%%

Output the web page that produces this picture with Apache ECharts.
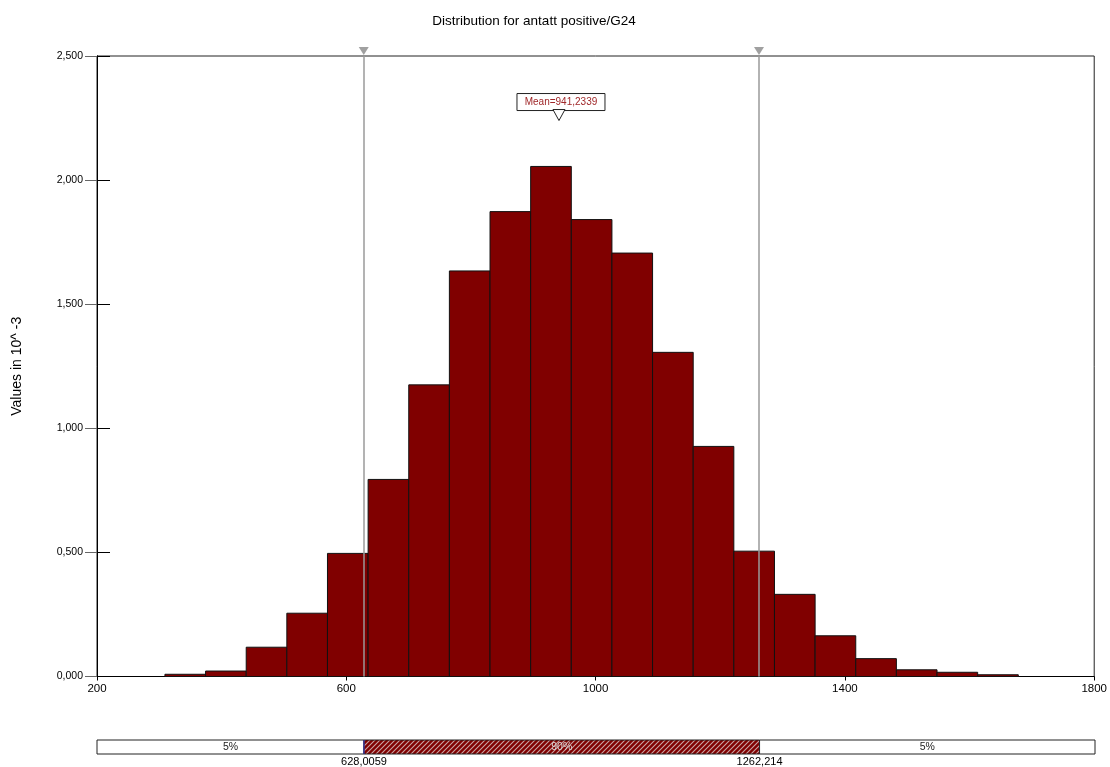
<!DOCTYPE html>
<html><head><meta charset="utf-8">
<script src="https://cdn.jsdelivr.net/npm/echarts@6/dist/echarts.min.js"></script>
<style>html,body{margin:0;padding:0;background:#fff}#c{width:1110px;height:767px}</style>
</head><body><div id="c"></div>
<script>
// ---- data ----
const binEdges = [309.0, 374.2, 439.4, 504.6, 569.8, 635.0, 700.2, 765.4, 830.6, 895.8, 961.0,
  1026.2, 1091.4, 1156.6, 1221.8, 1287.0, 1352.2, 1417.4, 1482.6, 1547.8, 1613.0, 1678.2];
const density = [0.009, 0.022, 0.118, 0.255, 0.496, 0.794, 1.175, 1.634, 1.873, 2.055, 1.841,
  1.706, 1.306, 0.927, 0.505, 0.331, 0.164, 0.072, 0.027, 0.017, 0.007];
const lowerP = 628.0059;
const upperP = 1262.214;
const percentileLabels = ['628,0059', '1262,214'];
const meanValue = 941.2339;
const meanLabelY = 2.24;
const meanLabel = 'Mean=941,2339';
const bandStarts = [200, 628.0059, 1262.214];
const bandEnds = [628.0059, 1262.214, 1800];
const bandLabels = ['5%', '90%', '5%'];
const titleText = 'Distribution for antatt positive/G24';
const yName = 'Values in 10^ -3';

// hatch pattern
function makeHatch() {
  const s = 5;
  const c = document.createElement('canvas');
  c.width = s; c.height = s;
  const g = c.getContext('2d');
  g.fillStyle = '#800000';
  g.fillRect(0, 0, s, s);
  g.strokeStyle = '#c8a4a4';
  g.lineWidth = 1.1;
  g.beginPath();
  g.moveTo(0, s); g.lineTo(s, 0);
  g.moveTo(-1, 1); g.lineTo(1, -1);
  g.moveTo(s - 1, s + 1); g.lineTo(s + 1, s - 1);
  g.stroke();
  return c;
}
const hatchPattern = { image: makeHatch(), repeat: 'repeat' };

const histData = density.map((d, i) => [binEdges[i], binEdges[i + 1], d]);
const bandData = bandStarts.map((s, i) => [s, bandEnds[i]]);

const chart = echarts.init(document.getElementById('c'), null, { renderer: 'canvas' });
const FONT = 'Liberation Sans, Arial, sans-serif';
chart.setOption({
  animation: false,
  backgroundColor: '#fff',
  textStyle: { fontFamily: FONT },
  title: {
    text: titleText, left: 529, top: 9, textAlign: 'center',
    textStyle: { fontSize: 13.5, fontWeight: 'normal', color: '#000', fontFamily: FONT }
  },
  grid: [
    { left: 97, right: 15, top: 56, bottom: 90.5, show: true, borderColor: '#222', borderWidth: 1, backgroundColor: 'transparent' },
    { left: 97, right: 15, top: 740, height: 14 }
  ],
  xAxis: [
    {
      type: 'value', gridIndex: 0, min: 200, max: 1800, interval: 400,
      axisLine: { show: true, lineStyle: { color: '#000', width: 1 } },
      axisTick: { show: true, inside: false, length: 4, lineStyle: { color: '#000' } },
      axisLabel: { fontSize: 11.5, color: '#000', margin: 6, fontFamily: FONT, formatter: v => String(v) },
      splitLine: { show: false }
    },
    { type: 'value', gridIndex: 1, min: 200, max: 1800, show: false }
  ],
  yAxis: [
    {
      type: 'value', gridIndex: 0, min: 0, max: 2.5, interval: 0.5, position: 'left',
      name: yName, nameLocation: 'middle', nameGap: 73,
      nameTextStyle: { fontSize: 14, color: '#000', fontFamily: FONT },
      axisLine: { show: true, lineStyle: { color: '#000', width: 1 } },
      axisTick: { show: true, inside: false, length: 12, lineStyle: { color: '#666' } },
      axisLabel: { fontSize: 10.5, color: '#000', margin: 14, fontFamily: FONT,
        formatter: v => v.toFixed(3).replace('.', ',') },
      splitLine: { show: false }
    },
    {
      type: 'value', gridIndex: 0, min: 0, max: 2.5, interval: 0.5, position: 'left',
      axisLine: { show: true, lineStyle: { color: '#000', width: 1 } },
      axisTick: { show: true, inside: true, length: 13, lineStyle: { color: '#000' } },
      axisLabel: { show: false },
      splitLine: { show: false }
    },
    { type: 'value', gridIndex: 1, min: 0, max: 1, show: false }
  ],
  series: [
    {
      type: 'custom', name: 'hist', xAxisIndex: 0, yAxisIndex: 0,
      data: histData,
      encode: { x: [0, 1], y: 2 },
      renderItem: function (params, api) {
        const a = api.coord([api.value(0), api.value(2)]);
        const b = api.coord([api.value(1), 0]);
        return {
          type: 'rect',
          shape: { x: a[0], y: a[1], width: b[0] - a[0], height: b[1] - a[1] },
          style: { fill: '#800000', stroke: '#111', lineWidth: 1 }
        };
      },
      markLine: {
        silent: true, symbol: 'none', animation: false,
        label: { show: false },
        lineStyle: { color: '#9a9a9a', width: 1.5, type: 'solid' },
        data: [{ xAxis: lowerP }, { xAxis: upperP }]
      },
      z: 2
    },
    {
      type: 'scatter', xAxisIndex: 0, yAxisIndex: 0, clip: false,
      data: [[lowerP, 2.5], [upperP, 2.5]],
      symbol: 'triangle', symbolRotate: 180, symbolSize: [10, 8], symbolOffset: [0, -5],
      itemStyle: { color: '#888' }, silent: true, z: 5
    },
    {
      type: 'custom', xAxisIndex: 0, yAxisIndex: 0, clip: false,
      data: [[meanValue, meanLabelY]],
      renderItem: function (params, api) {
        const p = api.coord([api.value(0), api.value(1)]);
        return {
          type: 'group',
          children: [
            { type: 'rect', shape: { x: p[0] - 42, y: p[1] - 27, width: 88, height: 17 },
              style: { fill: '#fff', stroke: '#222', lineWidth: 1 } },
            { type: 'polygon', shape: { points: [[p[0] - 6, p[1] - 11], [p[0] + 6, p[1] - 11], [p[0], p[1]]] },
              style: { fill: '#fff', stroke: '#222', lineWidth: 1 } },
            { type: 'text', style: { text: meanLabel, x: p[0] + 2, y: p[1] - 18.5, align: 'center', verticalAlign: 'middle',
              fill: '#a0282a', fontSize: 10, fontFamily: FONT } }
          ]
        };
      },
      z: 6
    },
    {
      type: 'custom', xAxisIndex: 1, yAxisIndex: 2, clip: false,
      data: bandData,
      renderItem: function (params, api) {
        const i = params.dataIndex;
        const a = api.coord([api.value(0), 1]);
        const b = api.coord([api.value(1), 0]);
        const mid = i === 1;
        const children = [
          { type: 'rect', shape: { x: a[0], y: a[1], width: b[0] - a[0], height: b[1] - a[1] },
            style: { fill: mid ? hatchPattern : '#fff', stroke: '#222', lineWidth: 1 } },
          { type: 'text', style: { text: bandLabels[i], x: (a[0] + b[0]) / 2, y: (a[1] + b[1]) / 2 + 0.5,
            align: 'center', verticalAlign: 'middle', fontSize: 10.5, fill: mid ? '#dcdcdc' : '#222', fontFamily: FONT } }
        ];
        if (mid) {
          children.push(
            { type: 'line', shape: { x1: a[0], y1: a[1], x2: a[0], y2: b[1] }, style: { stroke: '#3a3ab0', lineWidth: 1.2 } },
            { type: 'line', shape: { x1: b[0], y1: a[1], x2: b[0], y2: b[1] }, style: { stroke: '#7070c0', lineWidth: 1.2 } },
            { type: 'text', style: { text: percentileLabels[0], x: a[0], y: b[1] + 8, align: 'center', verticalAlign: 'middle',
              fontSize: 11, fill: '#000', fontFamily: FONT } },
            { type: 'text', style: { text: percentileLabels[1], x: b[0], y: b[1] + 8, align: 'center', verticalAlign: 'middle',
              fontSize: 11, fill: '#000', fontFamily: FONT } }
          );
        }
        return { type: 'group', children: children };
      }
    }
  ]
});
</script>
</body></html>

%%
%%

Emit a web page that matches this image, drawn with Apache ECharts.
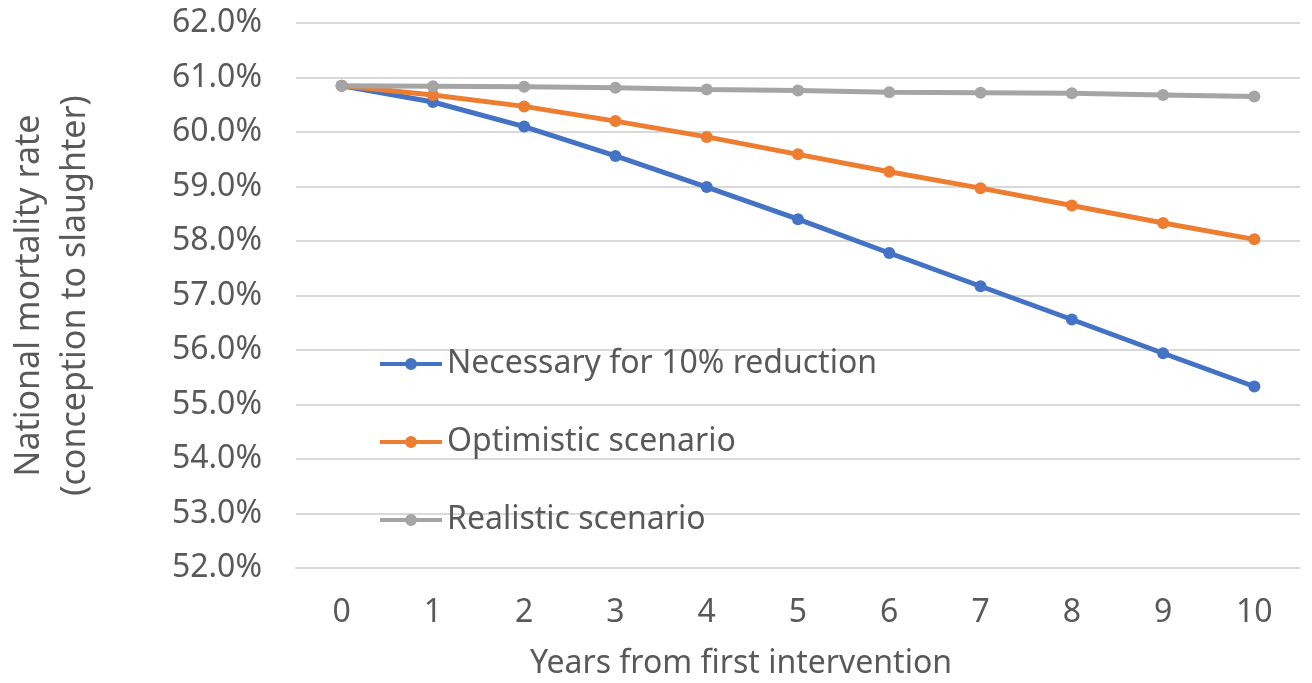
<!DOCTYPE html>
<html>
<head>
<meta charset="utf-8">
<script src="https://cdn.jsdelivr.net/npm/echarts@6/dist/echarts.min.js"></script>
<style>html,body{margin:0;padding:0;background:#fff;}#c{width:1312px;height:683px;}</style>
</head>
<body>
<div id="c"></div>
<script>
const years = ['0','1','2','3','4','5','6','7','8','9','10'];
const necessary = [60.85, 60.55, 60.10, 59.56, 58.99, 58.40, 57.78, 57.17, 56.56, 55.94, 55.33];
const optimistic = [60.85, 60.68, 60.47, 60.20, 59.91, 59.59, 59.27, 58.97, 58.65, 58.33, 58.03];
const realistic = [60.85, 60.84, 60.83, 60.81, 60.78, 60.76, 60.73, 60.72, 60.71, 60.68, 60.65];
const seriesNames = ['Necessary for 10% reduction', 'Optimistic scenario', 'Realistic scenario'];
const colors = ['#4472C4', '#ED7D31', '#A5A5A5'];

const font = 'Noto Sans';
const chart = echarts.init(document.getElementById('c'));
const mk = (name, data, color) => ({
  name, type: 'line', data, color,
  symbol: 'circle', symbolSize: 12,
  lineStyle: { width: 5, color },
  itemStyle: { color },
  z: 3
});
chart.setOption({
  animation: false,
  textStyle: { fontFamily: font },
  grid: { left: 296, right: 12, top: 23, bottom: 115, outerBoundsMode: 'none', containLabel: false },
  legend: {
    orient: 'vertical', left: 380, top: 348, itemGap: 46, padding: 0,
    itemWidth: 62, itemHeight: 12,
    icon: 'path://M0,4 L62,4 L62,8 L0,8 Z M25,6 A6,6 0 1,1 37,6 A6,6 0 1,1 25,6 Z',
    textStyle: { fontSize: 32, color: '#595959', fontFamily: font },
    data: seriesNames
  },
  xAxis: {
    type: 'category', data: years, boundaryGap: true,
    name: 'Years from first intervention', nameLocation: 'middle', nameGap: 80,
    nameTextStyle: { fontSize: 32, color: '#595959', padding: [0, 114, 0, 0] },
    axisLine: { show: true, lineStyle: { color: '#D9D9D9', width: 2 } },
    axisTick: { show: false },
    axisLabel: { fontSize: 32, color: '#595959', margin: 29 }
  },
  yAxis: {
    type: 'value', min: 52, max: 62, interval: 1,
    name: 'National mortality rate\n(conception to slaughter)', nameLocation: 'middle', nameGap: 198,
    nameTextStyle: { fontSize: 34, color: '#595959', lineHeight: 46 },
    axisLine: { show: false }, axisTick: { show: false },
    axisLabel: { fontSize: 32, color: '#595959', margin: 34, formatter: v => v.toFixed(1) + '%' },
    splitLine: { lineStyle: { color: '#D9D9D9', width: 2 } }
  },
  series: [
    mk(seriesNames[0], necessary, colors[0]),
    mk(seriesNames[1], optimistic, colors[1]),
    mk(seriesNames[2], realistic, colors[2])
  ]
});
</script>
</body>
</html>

%%

■ **WHAT YOU NEED TO DO**
Reproduce the lines above starting at the one with "Emit a web page" and ending at the one with "const colors = ['#4472C4', '#ED7D31', '#A5A5A5'];", both included, exactly and with no pictures.

■ **THE COMPLETED TASK**
Emit a web page that matches this image, drawn with Apache ECharts.
<!DOCTYPE html>
<html>
<head>
<meta charset="utf-8">
<script src="https://cdn.jsdelivr.net/npm/echarts@6/dist/echarts.min.js"></script>
<style>html,body{margin:0;padding:0;background:#fff;}#c{width:1312px;height:683px;}</style>
</head>
<body>
<div id="c"></div>
<script>
const years = ['0','1','2','3','4','5','6','7','8','9','10'];
const necessary = [60.85, 60.55, 60.10, 59.56, 58.99, 58.40, 57.78, 57.17, 56.56, 55.94, 55.33];
const optimistic = [60.85, 60.68, 60.47, 60.20, 59.91, 59.59, 59.27, 58.97, 58.65, 58.33, 58.03];
const realistic = [60.85, 60.84, 60.83, 60.81, 60.78, 60.76, 60.73, 60.72, 60.71, 60.68, 60.65];
const seriesNames = ['Necessary for 10% reduction', 'Optimistic scenario', 'Realistic scenario'];
const colors = ['#4472C4', '#ED7D31', '#A5A5A5'];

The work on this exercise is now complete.